There’s a proper Vale Hamster Wheel post on its way, but we wanted to bring this up first: it seems Age TV critic Jim Schembri either can’t take a joke, or simply doesn’t get it:
For me – and this will come as no surprise – the biggest laugh came when their awards for outrageous online reporting were dubbed The Schembris. My deep hatred for the laziness, fabrications and irresponsibility of what occurs online under the guise of journalism is well-documented, and it was a tribute as humbling as it was hilarious.
Sadly for his version of events, Schembri’s one-man war on bloggers isn’t nearly as well-documented as the somewhat tangled mess that occurred late last year (*edit* actually earlier this year, as Daniel G has pointed out) when he wrote an on-line review that contained a massive spoiler in the opening line. He then went back and changed it after numerous complaints, then pretended the original never happened, then claimed the whole thing was a prank he’d played on the internet, especially twitter users.
You can read the whole saga here and here. Or if you feel like giving your head a good scratching, you can read Schembri’s official version of events here. Please, if you can explain exactly what he was trying to prove (if his version of events was what actually happened), let us know.
So we have three options here. One, that The Chaser really are such massive fans of Schembri’s hither-to unknown efforts to stamp out internet flim-flammery that they’d name a running segment after him in sheer admiration of his good works. Unfortunately, it seems that in a decade of television The Chaser have only ever named bogus awards after people they wish to mock and make fun of. But who knows? Maybe after over a hundred episodes of televisiual satire they’ve decided that the whole comedy thing is for saps and have decided to just straight-out praise people they like rather than laugh at those they don’t. Maybe.

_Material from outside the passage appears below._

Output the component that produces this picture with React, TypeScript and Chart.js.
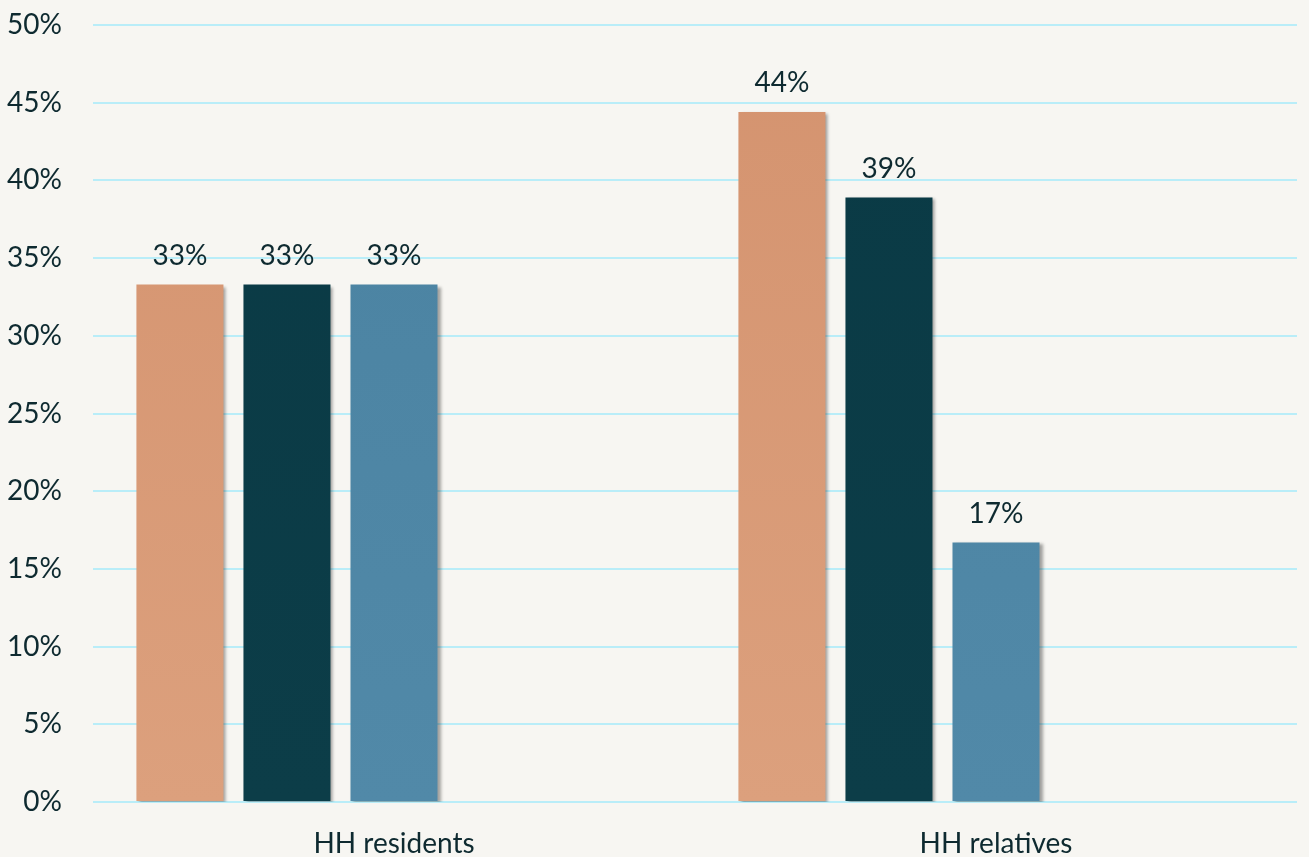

Option two: Schembri simply didn’t get the joke. Problem there is, if he’s missing jokes as obvious and as blatant as that one, what the hell is he doing writing about television (or film, his other job at Fairfax)? It seems unlikely that he’d have much of a clue about anything if something as screamingly obvious as that one got by him. How can anyone trust anything he has to say on anything if he can’t tell when he’s being made fun of ON NATIONAL TELEVISION BY PROFESSIONAL COMEDIANS ON THEIR OWN COMEDY SHOW.
Option three: Schembri knows full well the joke is at his expense and is trying to spin the coverage (or just muddy the waters – now his version of events is out there, even we have to pretend it’s moderately plausible) to make him look good. In other words, he’s lying to his readership purely for his own benefit. “Lying” might sound a bit strong, but how else to put it? If he knows they were making fun of him and chooses to say otherwise to his readership, he’s not telling them the truth. Of course, he’ll never admit it and we have no way of knowing what he really thinks. But for the sake of argument, let’s suggest that this scenario is at least plausible.
In which case, what the hell is he doing being paid to write about anything? This kind of media manipulation is rightfully scorned and despised by journalists when it’s practiced by politicans and corporations: what are we expected to think when we see one of them doing it for no other reason than for covering his own arse? Whether you laugh at The Chaser or not is a matter of personal taste: whatever your views on comedy, Schembri’s antics stopped being funny a long, long time ago.
Jim Schembri’s “Scream 4” gaffe happened *this* year (in April), not late last year.